Labor also opposes another last-minute change proposed by the Coalition on Friday, the inclusion of native wood waste burning into the RET scheme, even though it agrees that the number – 33,000GWh – is a basis for agreement.
“This deal cannot proceed unless government drops the reckless idea of re-establishing two-year reviews,” shadow climate change minister Mark Butler told journalists on Tuesday.
Butler said it was puzzling that the Coalition had put the two-year reviews back on the table at the last minute, considering that the relevant ministers recognised this was destroying investor confidence.
“Investors will not put money on the table if they think that the whole scheme is going to be reviewed next year,” Butler said.
Butler said the Labor caucus today had decided that 33,000GWh was the basis for an agreement that could get the industry to build again after an effective 18-month investment freeze.

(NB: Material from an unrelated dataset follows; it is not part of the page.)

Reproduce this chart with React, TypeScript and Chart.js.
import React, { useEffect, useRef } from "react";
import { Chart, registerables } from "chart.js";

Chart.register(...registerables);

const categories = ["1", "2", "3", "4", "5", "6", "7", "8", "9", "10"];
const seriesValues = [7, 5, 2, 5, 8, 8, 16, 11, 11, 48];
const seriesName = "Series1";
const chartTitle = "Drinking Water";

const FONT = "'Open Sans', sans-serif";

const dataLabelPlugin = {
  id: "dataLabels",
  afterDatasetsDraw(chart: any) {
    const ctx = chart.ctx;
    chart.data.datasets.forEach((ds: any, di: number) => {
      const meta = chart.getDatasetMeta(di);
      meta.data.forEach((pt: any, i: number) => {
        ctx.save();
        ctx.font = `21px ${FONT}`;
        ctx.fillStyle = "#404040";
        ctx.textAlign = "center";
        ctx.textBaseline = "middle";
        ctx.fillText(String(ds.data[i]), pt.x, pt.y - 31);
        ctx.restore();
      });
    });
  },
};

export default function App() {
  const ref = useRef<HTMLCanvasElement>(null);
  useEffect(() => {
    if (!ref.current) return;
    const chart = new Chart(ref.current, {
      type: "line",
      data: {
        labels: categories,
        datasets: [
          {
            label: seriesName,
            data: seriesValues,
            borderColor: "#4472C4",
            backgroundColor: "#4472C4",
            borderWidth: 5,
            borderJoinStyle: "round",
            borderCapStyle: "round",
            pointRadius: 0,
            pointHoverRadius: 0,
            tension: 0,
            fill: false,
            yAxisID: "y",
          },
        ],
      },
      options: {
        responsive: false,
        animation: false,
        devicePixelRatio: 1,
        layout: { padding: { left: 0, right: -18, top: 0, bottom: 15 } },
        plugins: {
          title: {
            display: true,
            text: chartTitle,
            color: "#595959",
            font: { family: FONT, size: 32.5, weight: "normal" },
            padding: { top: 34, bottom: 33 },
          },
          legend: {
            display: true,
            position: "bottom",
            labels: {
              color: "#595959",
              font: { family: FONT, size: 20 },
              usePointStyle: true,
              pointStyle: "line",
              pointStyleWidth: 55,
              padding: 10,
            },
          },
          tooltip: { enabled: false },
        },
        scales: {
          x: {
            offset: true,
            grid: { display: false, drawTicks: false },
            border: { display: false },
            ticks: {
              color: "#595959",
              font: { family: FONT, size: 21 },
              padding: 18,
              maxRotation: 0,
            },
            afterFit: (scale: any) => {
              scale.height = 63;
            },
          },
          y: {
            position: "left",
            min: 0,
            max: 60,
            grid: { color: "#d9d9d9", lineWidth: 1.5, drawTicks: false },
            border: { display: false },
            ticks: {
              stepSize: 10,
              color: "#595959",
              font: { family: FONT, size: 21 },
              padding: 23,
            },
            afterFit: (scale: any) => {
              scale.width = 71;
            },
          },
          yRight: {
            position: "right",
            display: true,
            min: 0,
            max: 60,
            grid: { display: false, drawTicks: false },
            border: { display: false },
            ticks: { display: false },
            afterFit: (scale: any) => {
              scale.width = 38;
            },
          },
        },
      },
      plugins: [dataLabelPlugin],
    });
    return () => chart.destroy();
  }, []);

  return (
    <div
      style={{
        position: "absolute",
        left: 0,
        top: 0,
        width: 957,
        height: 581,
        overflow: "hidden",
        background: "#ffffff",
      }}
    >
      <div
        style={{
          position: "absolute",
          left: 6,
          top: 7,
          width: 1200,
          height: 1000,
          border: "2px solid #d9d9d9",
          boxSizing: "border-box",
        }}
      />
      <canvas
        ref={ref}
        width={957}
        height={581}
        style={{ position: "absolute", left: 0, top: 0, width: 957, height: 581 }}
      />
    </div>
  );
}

Butler even borrowed the Coalition rhetoric to say that such an outcome – cutting the large-scale target from 41,000GWh to 33,000GWh – would deliver a renewable share of 25 per cent.
This is only reached after adding back in rooftop solar to the target, which had previously been separated. It also includes double counting, because much of the rooftop solar output is consumed onsite and acts to reduce demand from the grid.
As RenewEconomy reported on Friday and on Monday, the renewable energy industry has been blindsided by the last-minute inclusion of the two-year review, which came after ministers Macfarlane and Hunt had promised on repeated occasions to remove.
Ironically, Labor could have avoided the whole imbroglio if it had enacted on the recommendations of the Climate Change Authority in 2012, which included making a four-year review timetable, rather than two-year, to provide certainty.
That recommendation was the only one that Labor did not impose. A review next year would be the fourth since the Coalition was elected 18 months ago.
Butler also said Labor opposed the inclusion of native wood waste into the RET. Analysts have said including native wood waste would likely reduced the amount of wind and solar plants built under the scheme, and have questioned whether the process is, indeed, renewable.
Comment is being sought from the Coalition.